We also reject Hiraishi’s assertion that the “social context” in which Stephenson’s alleged conduct occurred supports her gender harassment claim. (Cf. Miller, supra, 36 Cal.4th at p. 462 [harassment should be considered in light of “‘context in which particular behavior occurs’”].) Initially, we note that Hiraishi’s complaint does not describe that context or how Stephenson’s conduct within it amounted to harassment. More significantly, the conduct Hiraishi describes—Stephenson’s decisions to demote Hiraishi, refuse to hire her for extracurricular positions, increase her workload, and deny her administrative support—are all actions one would expect to occur in the employment context, in stark contrast to the sexual relationships described in Miller. They also contrast with the situation described in Accardi, supra, 17 Cal.App.4th at page 350, in which we concluded that the plaintiff stated a claim for gender harassment based on the “threats, rejection, mockery, application of double standards, sexual advances, and intimidation” she endured. Such a “well-established pattern of conduct”—conduct one would not expect to occur in an employment setting—“created a hostile work environment.” (Ibid.)

The trial court thus correctly sustained the demurrer to Hiraishi’s gender harassment claim against Stephenson.[3] It follows that sustaining the demurrer to the aiding and abetting claim against DeLeon was also proper. (Reno, supra, 18 Cal.4th at p. 655 [aiding and abetting claim requires prohibited action]; see also Gov. Code, § 12940, subd. (i).)

DISPOSITION

The judgment is affirmed. Respondents shall recover their costs on appeal.

NOT TO BE PUBLISHED.

TANGEMAN, J.

We concur:

GILBERT, P. J.

YEGAN, J.

Benjamin F. Coats, Judge

Superior Court County of Ventura

______________________________

Tron & Tron, Lanny M. Tron and Terry L. Tron for Plaintiff and Appellant.

Greines, Martin, Stein & Richland, Timothy T. Coates, Nadia A. Sarkis; Woo Houska, Maureen M. Houska and Carol A. Woo for Defendants and Respondents.


[1] The complaint also asserted claims of retaliation and failure to prevent retaliation and harassment against OUHSD. Those claims are not part of this appeal.

[2] Hiraishi also asserts that Stephenson repeatedly broke promises to her, but the pages of the record cited do not support this assertion.

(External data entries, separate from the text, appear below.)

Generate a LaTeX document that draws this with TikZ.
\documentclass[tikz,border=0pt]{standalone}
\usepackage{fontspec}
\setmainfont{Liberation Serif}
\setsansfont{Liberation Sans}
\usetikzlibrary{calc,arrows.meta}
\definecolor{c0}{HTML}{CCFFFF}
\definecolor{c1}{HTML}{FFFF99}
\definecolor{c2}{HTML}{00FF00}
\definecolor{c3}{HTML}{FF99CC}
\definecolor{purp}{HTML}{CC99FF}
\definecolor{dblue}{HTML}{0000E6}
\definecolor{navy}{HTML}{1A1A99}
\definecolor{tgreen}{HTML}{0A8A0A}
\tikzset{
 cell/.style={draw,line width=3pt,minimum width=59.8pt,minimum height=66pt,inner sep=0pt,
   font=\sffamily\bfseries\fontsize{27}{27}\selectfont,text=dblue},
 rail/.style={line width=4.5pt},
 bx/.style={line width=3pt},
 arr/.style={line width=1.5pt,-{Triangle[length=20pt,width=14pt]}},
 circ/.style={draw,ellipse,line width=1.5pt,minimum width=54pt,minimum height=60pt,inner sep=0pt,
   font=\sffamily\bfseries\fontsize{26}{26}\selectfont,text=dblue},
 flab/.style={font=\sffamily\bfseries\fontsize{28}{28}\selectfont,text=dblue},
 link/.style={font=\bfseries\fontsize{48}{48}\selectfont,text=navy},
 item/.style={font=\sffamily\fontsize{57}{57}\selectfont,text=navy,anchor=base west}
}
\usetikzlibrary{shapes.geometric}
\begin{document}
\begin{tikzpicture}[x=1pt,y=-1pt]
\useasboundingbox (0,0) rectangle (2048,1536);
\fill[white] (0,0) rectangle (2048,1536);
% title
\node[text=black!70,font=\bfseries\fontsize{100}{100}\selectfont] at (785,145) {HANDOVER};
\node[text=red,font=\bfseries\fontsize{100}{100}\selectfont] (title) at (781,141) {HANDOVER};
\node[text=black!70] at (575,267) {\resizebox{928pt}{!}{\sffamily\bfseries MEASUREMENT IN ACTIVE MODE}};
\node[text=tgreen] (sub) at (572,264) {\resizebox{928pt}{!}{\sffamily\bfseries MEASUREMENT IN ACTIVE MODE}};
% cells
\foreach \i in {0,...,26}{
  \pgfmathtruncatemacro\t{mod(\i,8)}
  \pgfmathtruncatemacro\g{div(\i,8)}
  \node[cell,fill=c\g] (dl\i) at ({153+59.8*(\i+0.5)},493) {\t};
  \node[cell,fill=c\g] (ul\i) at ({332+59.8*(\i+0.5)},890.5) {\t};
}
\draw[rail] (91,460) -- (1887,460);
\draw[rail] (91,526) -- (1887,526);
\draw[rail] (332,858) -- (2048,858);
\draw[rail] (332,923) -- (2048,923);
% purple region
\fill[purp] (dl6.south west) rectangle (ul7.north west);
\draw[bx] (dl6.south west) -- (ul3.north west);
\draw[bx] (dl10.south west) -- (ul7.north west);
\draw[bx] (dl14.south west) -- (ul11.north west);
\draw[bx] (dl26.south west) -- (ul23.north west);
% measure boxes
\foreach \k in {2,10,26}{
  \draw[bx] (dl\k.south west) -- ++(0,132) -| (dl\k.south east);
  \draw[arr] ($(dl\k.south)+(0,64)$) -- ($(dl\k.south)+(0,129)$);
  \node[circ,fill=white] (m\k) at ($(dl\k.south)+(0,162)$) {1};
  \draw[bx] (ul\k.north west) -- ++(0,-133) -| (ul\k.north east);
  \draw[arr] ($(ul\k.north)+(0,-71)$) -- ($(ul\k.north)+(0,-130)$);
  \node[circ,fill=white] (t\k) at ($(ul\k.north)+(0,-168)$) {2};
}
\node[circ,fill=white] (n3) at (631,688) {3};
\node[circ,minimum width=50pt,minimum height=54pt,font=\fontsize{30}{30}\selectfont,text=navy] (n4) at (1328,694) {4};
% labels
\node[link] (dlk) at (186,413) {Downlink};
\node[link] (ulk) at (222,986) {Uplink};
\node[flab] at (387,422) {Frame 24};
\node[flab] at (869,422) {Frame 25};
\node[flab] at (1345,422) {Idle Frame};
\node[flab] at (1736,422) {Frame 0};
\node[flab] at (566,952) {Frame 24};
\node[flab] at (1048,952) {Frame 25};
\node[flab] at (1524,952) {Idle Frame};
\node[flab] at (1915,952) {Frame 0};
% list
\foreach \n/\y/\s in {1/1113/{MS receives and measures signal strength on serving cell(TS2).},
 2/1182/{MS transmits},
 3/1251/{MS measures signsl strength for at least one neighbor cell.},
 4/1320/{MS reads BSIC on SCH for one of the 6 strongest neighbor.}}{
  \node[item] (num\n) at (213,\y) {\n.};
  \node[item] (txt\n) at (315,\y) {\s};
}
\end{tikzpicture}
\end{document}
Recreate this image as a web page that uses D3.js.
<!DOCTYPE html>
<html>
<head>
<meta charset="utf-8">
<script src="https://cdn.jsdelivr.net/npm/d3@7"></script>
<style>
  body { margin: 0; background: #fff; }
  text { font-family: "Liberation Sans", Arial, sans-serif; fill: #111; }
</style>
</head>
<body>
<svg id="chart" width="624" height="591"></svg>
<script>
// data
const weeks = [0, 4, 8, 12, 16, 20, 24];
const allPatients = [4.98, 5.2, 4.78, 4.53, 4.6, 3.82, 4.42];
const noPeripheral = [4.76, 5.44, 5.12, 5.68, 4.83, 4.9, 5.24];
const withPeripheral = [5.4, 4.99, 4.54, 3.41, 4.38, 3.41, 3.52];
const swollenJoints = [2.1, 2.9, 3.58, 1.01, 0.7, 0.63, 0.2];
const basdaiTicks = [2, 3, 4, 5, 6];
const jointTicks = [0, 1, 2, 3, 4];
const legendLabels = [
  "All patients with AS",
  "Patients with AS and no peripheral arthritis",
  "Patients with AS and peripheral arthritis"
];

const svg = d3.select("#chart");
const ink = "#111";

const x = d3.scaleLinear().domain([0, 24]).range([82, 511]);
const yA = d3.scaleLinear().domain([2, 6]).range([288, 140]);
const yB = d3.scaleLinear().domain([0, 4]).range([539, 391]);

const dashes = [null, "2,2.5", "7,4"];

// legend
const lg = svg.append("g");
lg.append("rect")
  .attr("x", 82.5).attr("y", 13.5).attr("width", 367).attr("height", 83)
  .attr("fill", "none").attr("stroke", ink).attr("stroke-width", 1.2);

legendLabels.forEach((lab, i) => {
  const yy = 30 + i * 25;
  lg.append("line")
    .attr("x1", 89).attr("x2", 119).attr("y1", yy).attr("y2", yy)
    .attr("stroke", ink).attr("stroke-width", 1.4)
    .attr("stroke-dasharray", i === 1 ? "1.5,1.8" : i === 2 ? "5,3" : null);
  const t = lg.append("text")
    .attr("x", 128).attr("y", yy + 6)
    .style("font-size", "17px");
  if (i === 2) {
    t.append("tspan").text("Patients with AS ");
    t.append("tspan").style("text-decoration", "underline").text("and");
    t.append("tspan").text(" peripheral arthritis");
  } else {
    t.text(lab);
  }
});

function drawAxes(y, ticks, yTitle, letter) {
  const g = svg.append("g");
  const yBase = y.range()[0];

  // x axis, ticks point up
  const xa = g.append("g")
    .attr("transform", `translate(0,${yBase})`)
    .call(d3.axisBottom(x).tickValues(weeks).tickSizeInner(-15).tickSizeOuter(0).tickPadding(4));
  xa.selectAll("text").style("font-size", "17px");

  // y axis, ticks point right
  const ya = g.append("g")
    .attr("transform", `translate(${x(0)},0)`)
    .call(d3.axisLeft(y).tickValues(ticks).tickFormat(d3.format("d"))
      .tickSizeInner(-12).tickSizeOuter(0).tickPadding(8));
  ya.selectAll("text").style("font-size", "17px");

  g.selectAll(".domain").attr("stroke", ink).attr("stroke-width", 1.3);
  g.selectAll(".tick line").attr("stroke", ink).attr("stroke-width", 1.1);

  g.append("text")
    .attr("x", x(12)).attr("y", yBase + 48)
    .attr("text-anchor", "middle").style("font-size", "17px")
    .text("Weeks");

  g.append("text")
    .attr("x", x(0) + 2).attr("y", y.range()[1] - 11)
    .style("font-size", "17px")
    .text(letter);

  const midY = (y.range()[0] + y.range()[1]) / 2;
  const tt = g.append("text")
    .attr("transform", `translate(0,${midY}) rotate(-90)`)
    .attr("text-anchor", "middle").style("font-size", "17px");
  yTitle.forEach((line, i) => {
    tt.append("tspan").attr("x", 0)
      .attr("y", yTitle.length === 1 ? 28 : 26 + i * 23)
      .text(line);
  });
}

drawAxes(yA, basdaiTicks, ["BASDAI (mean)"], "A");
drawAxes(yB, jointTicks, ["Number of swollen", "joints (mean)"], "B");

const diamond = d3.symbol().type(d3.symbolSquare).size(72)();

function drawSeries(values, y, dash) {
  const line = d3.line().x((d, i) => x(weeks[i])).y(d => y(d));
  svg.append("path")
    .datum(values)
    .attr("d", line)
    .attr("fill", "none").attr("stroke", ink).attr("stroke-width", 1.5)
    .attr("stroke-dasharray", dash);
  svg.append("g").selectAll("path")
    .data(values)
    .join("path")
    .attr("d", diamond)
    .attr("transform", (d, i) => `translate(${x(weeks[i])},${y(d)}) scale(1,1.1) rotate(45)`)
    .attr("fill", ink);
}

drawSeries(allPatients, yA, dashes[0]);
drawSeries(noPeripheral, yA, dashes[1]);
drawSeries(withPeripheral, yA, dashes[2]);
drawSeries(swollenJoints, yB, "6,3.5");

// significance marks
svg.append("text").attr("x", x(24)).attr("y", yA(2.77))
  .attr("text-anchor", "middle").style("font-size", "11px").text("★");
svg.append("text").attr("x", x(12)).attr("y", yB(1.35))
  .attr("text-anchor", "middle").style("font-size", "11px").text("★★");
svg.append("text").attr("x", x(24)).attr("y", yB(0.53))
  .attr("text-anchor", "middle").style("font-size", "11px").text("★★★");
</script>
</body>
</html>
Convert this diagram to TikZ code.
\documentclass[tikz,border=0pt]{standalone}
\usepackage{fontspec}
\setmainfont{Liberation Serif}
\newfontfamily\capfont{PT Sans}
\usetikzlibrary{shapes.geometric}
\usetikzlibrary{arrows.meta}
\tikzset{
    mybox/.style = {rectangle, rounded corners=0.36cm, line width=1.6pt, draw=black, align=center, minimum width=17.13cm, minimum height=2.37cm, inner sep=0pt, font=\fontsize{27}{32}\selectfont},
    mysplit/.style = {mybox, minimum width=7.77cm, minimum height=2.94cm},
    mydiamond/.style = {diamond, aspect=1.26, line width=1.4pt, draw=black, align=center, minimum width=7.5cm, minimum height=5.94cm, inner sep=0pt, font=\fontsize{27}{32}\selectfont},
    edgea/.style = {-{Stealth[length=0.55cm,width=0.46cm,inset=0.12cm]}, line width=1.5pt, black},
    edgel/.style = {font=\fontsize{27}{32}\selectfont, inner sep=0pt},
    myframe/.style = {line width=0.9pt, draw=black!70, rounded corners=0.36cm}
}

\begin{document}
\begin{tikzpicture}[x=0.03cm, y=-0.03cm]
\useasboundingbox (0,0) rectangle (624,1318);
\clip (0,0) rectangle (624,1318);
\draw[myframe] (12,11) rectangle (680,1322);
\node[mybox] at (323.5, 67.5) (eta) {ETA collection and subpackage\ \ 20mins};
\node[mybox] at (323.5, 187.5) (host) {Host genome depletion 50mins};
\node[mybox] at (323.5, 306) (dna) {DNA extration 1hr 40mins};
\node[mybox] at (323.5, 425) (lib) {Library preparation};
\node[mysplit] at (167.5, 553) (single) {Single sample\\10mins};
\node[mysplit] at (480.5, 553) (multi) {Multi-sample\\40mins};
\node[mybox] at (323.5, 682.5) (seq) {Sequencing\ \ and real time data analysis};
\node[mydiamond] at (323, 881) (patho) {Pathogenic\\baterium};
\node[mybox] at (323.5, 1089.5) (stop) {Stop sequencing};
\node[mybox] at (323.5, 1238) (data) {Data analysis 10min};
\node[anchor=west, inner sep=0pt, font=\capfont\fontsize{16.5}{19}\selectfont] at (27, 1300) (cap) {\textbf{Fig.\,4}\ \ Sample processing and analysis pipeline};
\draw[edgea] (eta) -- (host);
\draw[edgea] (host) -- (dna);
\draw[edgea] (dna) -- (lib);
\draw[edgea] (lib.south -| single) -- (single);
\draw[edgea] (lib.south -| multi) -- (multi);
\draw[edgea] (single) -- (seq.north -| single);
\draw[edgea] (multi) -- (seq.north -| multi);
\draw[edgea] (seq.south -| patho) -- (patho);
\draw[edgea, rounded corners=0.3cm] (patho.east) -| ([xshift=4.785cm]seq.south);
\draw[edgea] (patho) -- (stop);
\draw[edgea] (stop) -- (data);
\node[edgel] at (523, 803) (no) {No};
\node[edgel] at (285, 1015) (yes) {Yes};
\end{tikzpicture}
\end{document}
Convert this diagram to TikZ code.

[3] Hiraishi contends only that the facts alleged in the second amended complaint are sufficient to state a cause of action for gender harassment. She has thus failed to carry her burden of showing a reasonable possibility that the defects in her complaint can be cured by amendment. (Blank, supra, 39 Cal.3d at p. 318.)





Description Joi Hiraishi appeals from the judgment after the trial court sustained a demurrer to her complaint against Kim Stephenson and Penelope DeLeon (collectively, Respondents) without granting leave to amend. She contends the court erred when it concluded that she failed to state claims for: (1) gender harassment against Stephenson, and (2) aiding and abetting against DeLeon. We affirm.